Et si la mutualisation devenait interbancaire ?

Les projets comme Orion sont des grands classiques dans les groupes bancaires qui, souvent, se composent de plusieurs réseaux. Au début des années 2010, le Crédit Agricole a ainsi construit NICE (Nouvelle Informatique Convergente Evolutive). Plus récemment, la fusion du Crédit du Nord et de la Société Générale s’est avant tout traduite par un projet informatique considérable dont le responsable est d’ailleurs devenu CIO groupe peu après. Il arrive également que certaines fonctions soient mutualisées entre plusieurs réseaux par ailleurs concurrents, par exemple la gestion d’actifs entre le Crédit Agricole et la Société Générale ou, en cours, la création d’un réseau unique de distributeurs de billets entre BNP Paribas, Crédit Mutuel et Société Générale. Mais la mutualisation pourrait-elle toucher le SI core banking ? La chose peut paraître un tabou tant une banque est avant tout un système d’information.

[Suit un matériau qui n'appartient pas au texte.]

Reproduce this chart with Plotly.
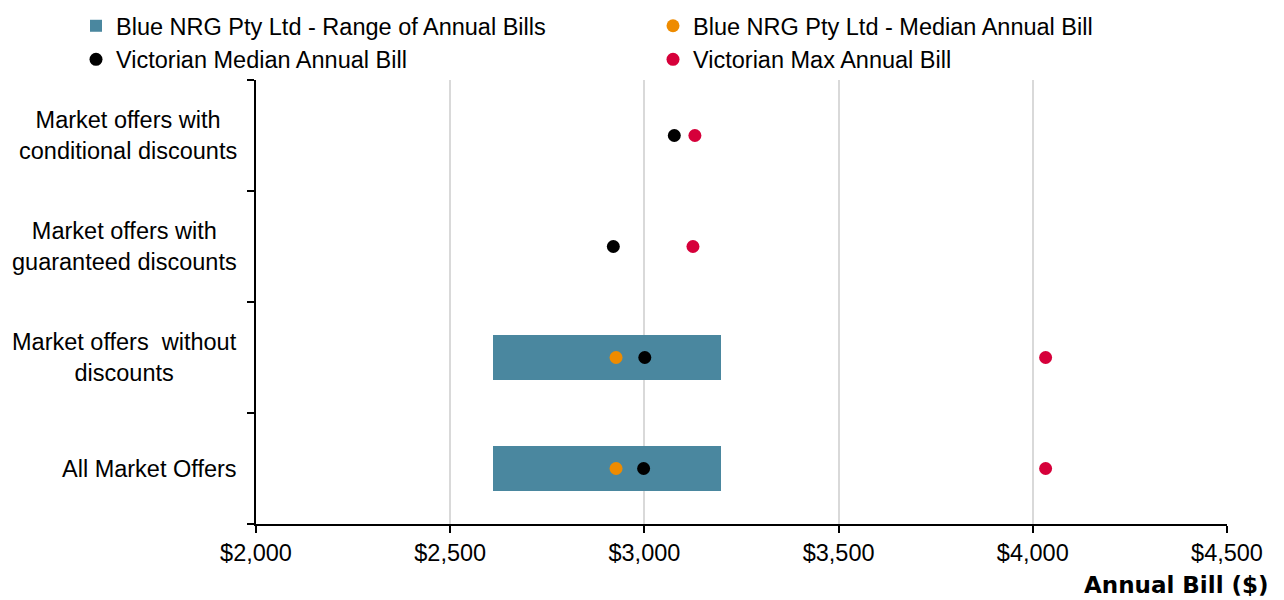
import plotly.graph_objects as go

categories = [
    "Market offers with<br>conditional discounts",
    "Market offers with<br>guaranteed discounts",
    "Market offers  without<br>discounts",
    "All Market Offers",
]
range_min = [None, None, 2610, 2610]
range_max = [None, None, 3196, 3196]
blue_median = [None, None, 2927, 2927]
vic_median = [3077, 2920, 3001, 2998]
vic_max = [3130, 3125, 4033, 4033]
x_ticks = [2000, 2500, 3000, 3500, 4000, 4500]

FONT = "Liberation Sans, Arial, sans-serif"
FS = 23.5

range_len = [None if a is None else b - a for a, b in zip(range_min, range_max)]

fig = go.Figure()
fig.add_trace(go.Bar(
    y=categories, x=range_len, base=range_min, orientation="h",
    name="Blue NRG Pty Ltd - Range of Annual Bills",
    marker=dict(color="#4A879F", line=dict(width=0)), width=0.405,
))
fig.add_trace(go.Scatter(
    y=categories, x=blue_median, mode="markers",
    name="Blue NRG Pty Ltd - Median Annual Bill",
    marker=dict(color="#EE8B00", size=13),
))
fig.add_trace(go.Scatter(
    y=categories, x=vic_median, mode="markers",
    name="Victorian Median Annual Bill",
    marker=dict(color="#000000", size=13),
))
fig.add_trace(go.Scatter(
    y=categories, x=vic_max, mode="markers",
    name="Victorian Max Annual Bill",
    marker=dict(color="#D6003A", size=13),
))

W, H = 1284, 600
L, R, T, B = 256, 57, 80, 76
pw, ph = W - L - R, H - T - B

for c in categories:
    fig.add_annotation(
        x=(239 - L) / pw, xref="paper", xanchor="right",
        y=c, yref="y", yanchor="middle",
        text=c, showarrow=False, align="center",
        font=dict(family=FONT, size=FS, color="#000"),
    )

fig.add_annotation(
    x=(1271 - L) / pw, xref="paper", xanchor="right",
    y=(H - B - 585) / ph, yref="paper", yanchor="middle",
    text="<b>Annual Bill ($)</b>", showarrow=False,
    font=dict(family="DejaVu Sans, Verdana, sans-serif", size=23, color="#000"),
)

fig.update_layout(
    width=W, height=H,
    margin=dict(l=L, r=R, t=T, b=B, autoexpand=False),
    paper_bgcolor="white", plot_bgcolor="white",
    font=dict(family=FONT, size=FS, color="#000"),
    showlegend=True,
    legend=dict(
        orientation="h", x=(76 - L) / pw, xanchor="left",
        y=(H - B - 4) / ph, yanchor="top",
        entrywidth=532, entrywidthmode="pixels",
        itemwidth=30, tracegroupgap=0,
        font=dict(family=FONT, size=FS, color="#000"),
        bgcolor="rgba(0,0,0,0)",
    ),
    bargap=0,
)
fig.update_xaxes(
    range=[2000, 4500], tickvals=x_ticks, tickformat="$,.0f",
    showgrid=True, gridcolor="#D9D9D9", gridwidth=2,
    showline=True, linecolor="#000", linewidth=2,
    ticks="outside", ticklen=7, tickcolor="#000", tickwidth=2,
    zeroline=False,
    tickfont=dict(family=FONT, size=FS, color="#000"),
)
fig.update_yaxes(
    categoryorder="array", categoryarray=categories[::-1],
    range=[-0.5, 3.5], showticklabels=False,
    showline=True, linecolor="#000", linewidth=2,
    ticks="outside", ticklen=7, tickcolor="#000", tickwidth=2,
    tickson="boundaries", showgrid=False, zeroline=False,
)

fig.write_html(
    "out.html",
    config={"displayModeBar": False},
    post_script="document.body.style.margin='0';document.body.style.padding='0';",
)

Interrogé sur le podcast « 2050 Investors » par Kokou Agbo-Bloua, Slawomir Krupa, Directeur Général du groupe Société Générale, a insisté, au-delà du pré-requis de base de la solidité en fonds propres, sur la nécessité d’investir fortement dans le numérique, notamment l’intelligence artificielle. Et, à la 37ème minute de l’épisode, il envisage l’apparition d’un géant technologique interbancaire qui pourrait ne dépenser que 15 milliards d’euros pour rendre le même service que le cumul estimé de 25 milliards d’euros de plusieurs acteurs. Ce mutualisateur porterait également, de fait, un certain nombre de contraintes réglementaires à la manière d’un éditeur de SaaS d’une fonction réglementée en entreprise (la paie par exemple). Slawomir Krupa est connu pour être obsédé par la baisse des coûts mais rien ne prouve qu’un tel projet pourrait être sérieusement envisagé dans un délai prévisible. Et lui-même ne semble pas y croire.